[Lines of data]
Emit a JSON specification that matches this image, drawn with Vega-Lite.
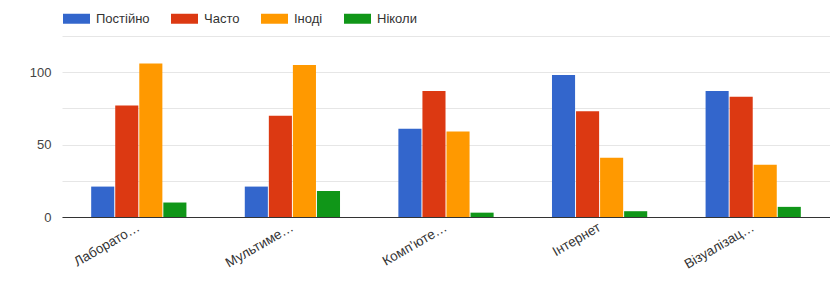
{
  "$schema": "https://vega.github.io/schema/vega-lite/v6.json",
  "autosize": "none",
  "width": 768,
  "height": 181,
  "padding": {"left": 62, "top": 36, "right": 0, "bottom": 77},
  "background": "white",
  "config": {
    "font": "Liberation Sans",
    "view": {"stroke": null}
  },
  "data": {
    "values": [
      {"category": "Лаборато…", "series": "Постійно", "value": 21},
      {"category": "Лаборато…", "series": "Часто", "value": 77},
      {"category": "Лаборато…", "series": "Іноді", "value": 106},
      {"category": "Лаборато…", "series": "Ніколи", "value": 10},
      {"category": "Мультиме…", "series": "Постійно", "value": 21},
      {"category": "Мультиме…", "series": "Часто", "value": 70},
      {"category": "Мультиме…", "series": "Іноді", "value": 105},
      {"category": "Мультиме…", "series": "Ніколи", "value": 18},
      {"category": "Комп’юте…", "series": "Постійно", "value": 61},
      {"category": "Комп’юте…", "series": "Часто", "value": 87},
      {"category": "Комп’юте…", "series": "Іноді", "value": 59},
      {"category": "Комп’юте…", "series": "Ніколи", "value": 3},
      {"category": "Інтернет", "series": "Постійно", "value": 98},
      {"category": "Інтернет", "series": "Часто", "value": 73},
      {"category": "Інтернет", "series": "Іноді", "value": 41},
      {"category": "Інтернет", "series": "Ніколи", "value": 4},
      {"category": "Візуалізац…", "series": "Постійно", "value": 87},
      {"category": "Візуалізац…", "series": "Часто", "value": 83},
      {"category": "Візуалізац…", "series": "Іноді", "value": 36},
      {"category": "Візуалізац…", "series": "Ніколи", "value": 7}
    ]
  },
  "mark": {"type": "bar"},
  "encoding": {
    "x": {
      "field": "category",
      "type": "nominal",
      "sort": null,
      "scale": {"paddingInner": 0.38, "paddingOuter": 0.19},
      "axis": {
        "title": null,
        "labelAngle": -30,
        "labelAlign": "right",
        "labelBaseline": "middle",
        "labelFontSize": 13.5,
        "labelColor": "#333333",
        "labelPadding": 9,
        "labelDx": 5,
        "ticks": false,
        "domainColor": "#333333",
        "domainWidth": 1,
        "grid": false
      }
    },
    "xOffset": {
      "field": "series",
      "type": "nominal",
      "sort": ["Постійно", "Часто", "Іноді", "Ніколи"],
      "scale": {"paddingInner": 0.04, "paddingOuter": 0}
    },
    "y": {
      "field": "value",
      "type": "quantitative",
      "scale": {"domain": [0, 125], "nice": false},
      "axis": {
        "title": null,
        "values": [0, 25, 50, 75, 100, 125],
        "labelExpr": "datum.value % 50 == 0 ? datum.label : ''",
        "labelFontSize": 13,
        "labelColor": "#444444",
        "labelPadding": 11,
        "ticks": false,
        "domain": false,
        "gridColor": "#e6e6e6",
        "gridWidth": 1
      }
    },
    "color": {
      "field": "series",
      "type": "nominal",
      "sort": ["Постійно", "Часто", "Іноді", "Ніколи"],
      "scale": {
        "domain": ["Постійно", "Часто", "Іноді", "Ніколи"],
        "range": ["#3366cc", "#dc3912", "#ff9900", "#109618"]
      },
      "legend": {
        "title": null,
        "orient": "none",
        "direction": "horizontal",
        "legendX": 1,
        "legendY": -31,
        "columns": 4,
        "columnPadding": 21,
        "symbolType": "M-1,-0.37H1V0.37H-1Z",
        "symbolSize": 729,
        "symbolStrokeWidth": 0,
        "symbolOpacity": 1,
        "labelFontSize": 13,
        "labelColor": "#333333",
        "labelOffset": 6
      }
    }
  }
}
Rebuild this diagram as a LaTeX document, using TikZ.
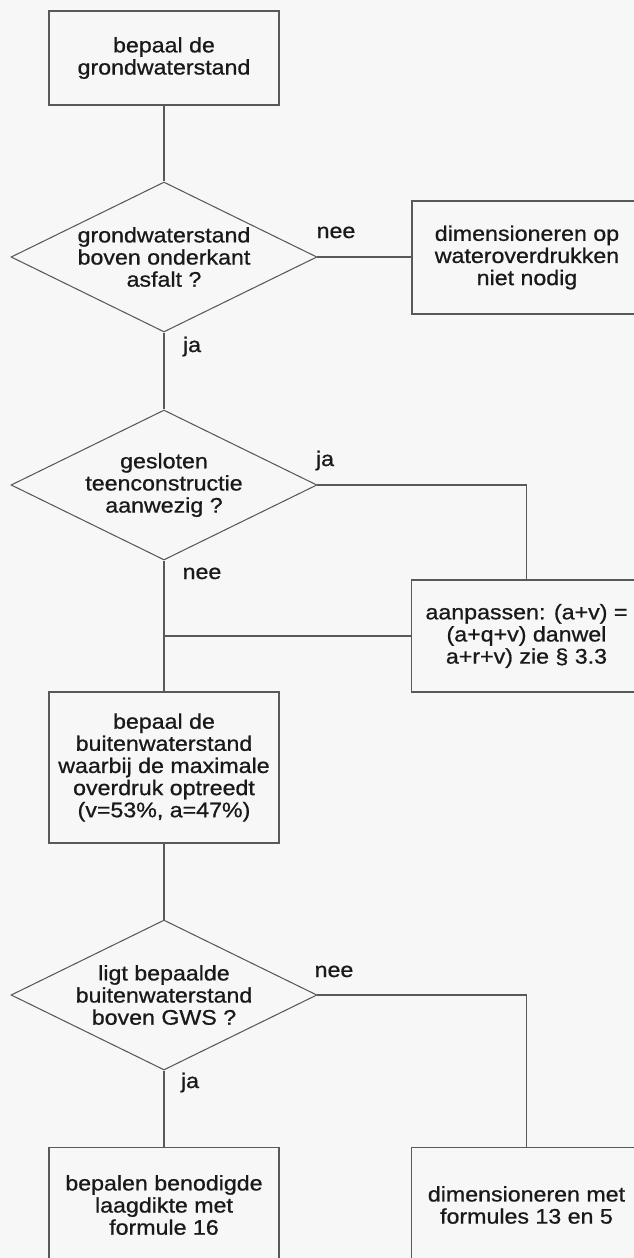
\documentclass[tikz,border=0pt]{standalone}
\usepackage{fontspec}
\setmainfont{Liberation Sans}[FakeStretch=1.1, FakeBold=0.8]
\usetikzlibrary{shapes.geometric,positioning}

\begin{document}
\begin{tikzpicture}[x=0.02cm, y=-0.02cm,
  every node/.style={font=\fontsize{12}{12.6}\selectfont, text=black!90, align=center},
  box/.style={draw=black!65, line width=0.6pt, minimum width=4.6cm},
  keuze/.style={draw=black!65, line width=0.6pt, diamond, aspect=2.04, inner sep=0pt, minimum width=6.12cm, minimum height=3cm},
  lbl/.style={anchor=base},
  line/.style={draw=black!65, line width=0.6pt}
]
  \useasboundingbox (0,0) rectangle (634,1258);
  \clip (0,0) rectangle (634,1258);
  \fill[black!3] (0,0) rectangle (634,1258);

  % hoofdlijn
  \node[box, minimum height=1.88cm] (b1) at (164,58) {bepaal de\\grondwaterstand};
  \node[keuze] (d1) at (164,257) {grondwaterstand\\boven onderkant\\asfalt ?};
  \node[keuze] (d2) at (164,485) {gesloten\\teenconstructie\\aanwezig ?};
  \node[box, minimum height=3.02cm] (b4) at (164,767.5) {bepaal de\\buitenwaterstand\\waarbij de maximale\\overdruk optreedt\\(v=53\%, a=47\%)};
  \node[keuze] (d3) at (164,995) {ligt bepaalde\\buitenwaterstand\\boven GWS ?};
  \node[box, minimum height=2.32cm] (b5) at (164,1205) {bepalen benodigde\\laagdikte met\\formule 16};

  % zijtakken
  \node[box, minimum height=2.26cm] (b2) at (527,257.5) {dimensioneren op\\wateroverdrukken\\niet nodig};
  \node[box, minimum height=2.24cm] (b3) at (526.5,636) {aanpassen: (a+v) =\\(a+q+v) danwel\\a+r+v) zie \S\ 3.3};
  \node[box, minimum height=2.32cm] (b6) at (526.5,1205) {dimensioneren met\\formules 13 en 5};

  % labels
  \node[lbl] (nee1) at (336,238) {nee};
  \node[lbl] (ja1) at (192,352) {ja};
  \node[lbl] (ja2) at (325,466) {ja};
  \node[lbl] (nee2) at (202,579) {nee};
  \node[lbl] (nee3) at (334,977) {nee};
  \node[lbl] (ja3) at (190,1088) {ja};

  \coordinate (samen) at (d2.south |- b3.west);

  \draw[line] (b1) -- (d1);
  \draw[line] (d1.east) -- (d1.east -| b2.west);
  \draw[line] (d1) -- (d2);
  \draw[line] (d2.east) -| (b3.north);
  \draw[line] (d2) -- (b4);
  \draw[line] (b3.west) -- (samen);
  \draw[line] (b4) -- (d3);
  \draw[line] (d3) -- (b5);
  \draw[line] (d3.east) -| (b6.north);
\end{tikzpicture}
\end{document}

---

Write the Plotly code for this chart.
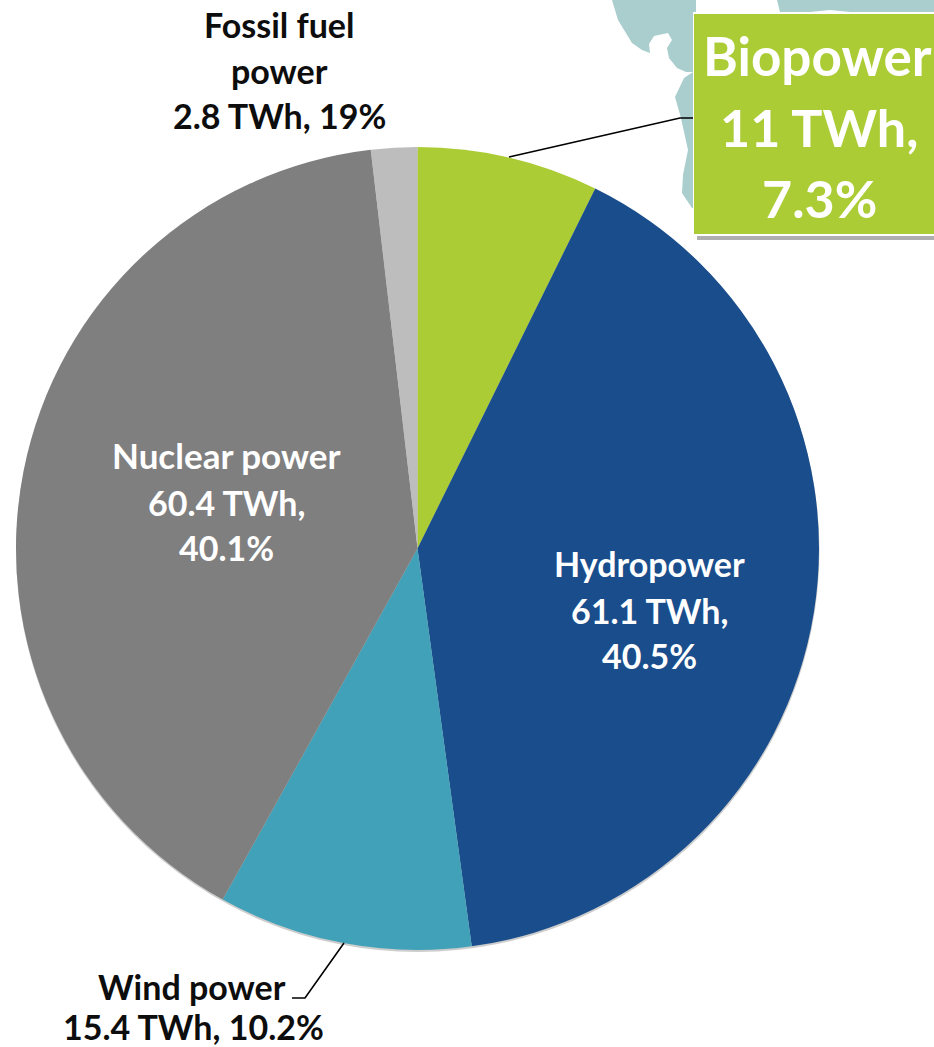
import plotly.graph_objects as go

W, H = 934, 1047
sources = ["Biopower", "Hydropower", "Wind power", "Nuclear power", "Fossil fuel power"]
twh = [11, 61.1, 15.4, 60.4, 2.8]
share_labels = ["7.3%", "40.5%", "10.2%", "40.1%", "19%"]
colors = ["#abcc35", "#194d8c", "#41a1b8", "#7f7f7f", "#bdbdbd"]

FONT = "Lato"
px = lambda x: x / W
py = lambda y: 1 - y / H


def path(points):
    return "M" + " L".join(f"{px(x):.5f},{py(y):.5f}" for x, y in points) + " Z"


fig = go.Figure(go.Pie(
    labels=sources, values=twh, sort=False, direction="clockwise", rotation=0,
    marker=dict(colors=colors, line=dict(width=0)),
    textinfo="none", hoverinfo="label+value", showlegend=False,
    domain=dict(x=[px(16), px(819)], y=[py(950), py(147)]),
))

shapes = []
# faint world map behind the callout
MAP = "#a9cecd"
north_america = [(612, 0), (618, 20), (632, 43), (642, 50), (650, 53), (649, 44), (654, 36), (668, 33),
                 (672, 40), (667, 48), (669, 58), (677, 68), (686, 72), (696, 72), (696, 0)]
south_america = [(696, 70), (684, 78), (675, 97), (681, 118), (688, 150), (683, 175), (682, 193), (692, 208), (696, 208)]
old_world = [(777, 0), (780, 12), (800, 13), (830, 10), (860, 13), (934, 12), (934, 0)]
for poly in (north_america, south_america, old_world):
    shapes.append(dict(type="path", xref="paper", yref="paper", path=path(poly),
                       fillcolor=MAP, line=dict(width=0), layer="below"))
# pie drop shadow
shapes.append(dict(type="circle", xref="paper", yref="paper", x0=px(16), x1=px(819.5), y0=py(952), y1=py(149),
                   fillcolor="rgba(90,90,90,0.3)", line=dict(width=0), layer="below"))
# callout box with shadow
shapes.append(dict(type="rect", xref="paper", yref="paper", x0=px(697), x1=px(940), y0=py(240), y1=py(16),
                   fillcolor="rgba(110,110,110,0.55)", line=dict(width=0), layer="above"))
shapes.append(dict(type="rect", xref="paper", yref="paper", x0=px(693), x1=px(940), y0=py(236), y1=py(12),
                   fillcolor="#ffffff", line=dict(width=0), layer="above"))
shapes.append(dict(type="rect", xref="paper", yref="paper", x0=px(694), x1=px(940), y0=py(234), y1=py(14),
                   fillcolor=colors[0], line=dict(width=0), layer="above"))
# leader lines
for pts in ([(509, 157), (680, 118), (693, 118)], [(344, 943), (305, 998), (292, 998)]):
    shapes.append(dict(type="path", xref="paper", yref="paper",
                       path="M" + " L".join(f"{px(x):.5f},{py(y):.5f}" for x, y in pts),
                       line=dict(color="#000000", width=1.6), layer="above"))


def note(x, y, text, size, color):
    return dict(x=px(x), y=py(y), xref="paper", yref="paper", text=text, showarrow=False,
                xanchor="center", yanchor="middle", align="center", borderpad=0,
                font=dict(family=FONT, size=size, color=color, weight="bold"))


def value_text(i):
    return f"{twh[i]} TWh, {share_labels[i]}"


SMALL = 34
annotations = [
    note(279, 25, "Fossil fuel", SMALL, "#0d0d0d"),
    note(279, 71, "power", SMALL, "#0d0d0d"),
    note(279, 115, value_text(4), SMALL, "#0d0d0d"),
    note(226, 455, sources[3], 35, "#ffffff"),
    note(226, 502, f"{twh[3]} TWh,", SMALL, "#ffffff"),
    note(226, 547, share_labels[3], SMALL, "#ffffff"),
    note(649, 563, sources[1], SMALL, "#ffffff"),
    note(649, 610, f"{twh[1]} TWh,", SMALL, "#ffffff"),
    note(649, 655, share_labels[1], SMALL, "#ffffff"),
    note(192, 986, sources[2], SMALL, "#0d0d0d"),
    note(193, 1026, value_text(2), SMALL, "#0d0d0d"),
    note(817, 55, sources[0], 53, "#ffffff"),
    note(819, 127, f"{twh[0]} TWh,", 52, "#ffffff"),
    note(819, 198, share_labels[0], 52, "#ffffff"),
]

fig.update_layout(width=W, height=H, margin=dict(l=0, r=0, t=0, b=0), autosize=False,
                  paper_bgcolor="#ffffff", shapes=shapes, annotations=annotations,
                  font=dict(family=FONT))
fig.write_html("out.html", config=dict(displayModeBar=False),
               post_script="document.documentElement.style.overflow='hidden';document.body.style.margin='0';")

* * *

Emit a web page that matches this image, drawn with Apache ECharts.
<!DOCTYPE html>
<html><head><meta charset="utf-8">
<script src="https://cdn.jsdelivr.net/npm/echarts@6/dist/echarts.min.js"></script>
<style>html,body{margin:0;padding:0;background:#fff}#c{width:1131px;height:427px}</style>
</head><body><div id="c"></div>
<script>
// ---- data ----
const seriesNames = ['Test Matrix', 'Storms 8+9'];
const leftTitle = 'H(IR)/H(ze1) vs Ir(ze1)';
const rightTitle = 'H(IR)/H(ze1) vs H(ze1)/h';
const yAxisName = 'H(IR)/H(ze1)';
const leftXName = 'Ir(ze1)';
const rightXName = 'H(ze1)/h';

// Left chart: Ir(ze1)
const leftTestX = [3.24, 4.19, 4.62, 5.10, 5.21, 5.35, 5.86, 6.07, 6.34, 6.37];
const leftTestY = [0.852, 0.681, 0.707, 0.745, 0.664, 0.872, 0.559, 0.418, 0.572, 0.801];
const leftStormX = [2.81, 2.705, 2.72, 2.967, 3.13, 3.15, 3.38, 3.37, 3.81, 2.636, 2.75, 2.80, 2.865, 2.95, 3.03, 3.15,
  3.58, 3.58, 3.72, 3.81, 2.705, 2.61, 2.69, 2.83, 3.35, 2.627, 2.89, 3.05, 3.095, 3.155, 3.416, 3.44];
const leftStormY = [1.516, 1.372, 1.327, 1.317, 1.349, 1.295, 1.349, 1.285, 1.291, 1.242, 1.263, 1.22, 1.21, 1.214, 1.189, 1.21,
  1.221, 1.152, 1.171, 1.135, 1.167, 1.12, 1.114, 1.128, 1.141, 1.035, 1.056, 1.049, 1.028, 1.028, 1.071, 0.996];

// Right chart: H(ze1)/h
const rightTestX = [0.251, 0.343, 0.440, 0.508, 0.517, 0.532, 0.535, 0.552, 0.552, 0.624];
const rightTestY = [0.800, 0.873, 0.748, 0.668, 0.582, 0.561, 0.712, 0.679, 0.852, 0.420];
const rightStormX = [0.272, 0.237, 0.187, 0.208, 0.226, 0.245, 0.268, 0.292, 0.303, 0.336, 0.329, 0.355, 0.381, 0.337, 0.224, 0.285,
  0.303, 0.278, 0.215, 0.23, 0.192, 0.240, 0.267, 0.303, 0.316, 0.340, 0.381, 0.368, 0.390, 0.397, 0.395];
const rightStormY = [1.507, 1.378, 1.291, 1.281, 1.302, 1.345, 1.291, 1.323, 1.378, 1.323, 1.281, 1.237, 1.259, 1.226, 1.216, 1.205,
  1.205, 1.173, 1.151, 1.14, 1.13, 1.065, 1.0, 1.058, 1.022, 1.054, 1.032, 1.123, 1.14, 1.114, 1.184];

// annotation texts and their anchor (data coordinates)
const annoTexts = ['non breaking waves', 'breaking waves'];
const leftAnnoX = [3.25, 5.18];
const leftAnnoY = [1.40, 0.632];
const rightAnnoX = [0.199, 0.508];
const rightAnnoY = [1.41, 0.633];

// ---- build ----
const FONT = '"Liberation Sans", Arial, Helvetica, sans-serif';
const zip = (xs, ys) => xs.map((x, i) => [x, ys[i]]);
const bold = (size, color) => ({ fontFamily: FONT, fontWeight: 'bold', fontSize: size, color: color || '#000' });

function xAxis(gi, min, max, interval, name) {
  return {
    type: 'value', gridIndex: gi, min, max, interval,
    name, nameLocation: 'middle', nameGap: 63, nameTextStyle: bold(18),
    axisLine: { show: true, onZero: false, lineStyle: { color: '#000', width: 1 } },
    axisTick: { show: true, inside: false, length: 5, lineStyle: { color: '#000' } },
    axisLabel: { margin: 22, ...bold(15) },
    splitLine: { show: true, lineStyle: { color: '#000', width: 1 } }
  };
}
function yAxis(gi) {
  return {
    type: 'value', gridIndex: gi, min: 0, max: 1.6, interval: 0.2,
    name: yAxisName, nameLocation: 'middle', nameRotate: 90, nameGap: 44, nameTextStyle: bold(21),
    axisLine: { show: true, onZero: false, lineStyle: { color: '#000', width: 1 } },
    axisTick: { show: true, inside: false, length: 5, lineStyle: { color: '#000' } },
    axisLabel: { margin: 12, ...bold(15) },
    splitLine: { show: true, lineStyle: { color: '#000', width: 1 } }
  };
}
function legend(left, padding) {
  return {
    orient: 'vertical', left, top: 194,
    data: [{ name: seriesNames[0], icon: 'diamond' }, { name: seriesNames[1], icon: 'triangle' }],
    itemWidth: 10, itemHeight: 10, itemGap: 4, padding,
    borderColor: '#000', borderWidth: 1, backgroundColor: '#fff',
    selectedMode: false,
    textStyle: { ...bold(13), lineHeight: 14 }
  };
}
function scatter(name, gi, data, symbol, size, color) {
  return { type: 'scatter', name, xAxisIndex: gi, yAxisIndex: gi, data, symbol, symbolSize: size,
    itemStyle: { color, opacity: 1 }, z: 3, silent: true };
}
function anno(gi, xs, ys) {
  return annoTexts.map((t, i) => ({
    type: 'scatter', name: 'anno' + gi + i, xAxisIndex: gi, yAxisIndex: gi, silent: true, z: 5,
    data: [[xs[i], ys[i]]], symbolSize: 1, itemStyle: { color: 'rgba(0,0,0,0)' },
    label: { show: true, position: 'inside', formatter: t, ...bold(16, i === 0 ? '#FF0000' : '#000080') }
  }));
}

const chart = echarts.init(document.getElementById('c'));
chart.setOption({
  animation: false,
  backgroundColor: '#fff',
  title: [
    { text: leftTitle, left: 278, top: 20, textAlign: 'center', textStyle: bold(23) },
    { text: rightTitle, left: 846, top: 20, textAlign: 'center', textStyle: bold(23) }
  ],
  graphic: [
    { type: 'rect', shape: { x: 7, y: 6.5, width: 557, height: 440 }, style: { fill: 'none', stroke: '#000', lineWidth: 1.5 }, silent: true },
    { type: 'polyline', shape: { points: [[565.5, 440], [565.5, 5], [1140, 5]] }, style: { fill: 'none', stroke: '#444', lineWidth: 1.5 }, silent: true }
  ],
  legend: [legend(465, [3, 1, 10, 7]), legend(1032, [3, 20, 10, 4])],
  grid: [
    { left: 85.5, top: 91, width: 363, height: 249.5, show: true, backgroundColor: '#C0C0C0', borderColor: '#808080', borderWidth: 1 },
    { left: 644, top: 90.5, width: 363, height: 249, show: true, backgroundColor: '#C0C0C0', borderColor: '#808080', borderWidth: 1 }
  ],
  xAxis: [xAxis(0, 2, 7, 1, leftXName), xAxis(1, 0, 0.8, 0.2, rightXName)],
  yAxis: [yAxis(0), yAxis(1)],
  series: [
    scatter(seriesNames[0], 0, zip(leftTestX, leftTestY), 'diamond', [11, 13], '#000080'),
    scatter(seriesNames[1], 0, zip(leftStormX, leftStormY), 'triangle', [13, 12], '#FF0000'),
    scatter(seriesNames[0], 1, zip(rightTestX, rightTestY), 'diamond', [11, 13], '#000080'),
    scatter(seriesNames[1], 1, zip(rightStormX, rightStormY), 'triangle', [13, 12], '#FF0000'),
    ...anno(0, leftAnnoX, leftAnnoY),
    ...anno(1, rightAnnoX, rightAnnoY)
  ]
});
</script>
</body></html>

DIRECTIVE:
Reproduce, word for word, only the lines in the records above from the line with "Write the Plotly code for this chart." through the line with "y in points)", including both ends; omit the pictures.

FINISHED ANSWER:
Write the Plotly code for this chart.
import plotly.graph_objects as go

W, H = 934, 1047
sources = ["Biopower", "Hydropower", "Wind power", "Nuclear power", "Fossil fuel power"]
twh = [11, 61.1, 15.4, 60.4, 2.8]
share_labels = ["7.3%", "40.5%", "10.2%", "40.1%", "19%"]
colors = ["#abcc35", "#194d8c", "#41a1b8", "#7f7f7f", "#bdbdbd"]

FONT = "Lato"
px = lambda x: x / W
py = lambda y: 1 - y / H


def path(points):
    return "M" + " L".join(f"{px(x):.5f},{py(y):.5f}" for x, y in points) + " Z"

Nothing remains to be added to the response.